It's awksward season. Here's your relevant meta.
How can SFF de-expensify itself? Why was everyone so cross at Neil Gaiman? Why do some people feel like cons are compulsory? Etc.
BSFA's new nomination system
How to reform the Hugos
The best looks back at 2015 of 2015
Eligibility & vote-splitting
From two years ago, Adam Roberts's very sensible post about this sort of thing. The post can easily be construed as an argument against eligibility posts. On the other hand, he's using a technical term, self-pimpage. And maybe a little eligibility post and perhaps a pinned tweet don't quite qualify as self-pimpage.
(Unless you're super-duper-pooper famous).
Here are quick current thoughts on eligibility posts:
1) Eligibility posts seem to be here to stay. They have pros and cons but on balance they're very good.
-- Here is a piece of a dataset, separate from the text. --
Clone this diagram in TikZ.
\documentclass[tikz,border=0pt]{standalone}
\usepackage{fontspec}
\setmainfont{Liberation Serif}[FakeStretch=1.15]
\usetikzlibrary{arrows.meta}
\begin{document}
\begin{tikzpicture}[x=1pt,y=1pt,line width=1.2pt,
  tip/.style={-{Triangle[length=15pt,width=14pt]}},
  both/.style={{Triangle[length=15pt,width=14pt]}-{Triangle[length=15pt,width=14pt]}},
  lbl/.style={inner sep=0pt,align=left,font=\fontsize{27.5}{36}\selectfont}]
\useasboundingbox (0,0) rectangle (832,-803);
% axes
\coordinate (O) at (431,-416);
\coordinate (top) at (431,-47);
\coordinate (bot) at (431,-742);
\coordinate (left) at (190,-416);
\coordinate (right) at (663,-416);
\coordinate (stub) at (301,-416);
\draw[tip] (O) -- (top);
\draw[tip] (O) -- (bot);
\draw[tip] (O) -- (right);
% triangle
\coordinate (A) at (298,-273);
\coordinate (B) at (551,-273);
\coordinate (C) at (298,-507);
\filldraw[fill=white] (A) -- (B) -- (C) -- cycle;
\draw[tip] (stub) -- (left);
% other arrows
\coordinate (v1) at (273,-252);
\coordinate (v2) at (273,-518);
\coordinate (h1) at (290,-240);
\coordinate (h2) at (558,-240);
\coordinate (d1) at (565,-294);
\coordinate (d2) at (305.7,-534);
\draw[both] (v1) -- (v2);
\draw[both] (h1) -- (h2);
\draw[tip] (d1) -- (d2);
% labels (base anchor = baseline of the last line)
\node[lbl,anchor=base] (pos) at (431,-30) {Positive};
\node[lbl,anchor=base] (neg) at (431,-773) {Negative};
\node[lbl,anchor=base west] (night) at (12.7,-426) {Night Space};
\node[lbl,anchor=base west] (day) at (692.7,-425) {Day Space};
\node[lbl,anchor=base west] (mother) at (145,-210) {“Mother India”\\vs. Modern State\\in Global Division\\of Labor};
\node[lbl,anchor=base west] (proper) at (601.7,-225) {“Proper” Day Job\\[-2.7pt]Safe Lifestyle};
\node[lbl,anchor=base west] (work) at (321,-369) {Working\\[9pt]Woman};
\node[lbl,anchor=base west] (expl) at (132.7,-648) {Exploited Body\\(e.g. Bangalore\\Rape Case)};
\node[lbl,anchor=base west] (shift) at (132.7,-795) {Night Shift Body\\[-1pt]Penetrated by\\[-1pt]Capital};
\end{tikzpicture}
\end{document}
One of the cons is that I hate the word "eligibility," but what synonym would you use -- "fitness"?
2) On balance, it's also a good thing when authors -- so long as they're not super-duper-stormtrooper famous -- say what they think was their best work in that particular year. It's quite a sensitive balance though, for the following reasons.
3) Even if you think eligibility posts are very good, making your own eligibility post can be pretty awkward and embarrassing. And even when you see your friends and/or favourite authors doing it, there may be a bit of you that feels it's a bit gross. Take heart! That's okay! Awkwardness can even be part of why eligibility posts are good. The awkwardness and grossness is part of the point.
4) Huh? Because if eligibility posts didn't make some people awkward, they would just be an echo chamber for the existing megaphones. If it was an entirely comfortable, frictionless process, it would only minimally and mostly arbitrarily impact visibility.
5) The promise of eligibility posts is that they can make people feel uncomfortable to different degrees, and that in a very, very rough way, this may map onto the extent to which people should feel uncomfortable. It's precisely that awkwardness acts as a selection pressure, meaning that some authors do and some don't, and some do something in-between. In particular, to the extent that there is an energetic affirmative discourse around women's voices and other marginalised voices and the necessity of eligibility posts -- e.g. #dontselfreject; cf. Amal El-Mohtar going on a tear in 2014 -- awkwardness can be intrumentalised as a progressive selection pressure. Also if you're already highly garlanded, successful, exposed etc., then hopefully you feel awkward commanding your legions of fans to tennnn-hut.
Of course, actual awkwardness departs from ideal awkwardness. The whole Sad Puppies slate year can be interpreted as a sort of monstrous mutant eligibility post gone on a rampage.
At a finer grain, "pros and cons" implies that there is a mixture of desirable and undesirable features which this awkwardness selects for. For instance, there's a certain kind of democratic and egalitarian idealist who tends to feel on a gut level that prizes are stupid, or at least that wanting one is stupid, or at least that not actively trying not to want one is stupid, and the awkward eligibility post convention is going to tend to select against those greathearted folks. But what can you do. Raise them up over their fellows against their will, and dash their brains out on the celestial vault I guess!
So, yup. Eligibility posts are good.
And prizes are actually bad. Alol.
One way of mitigating the awkwardness of eligibility posts would be to centralise them a bit. If it really is a public service, why not do it as a public? On balance I think that's a bad idea, because they need to be at least sometimes prohibitively awkward for some people. I'm sort-of-okay with the big threads that Scalzi and others host from time to time.
Another way of mitigating the awkwardness would be to make them a bit more fun. Again, I'm against this.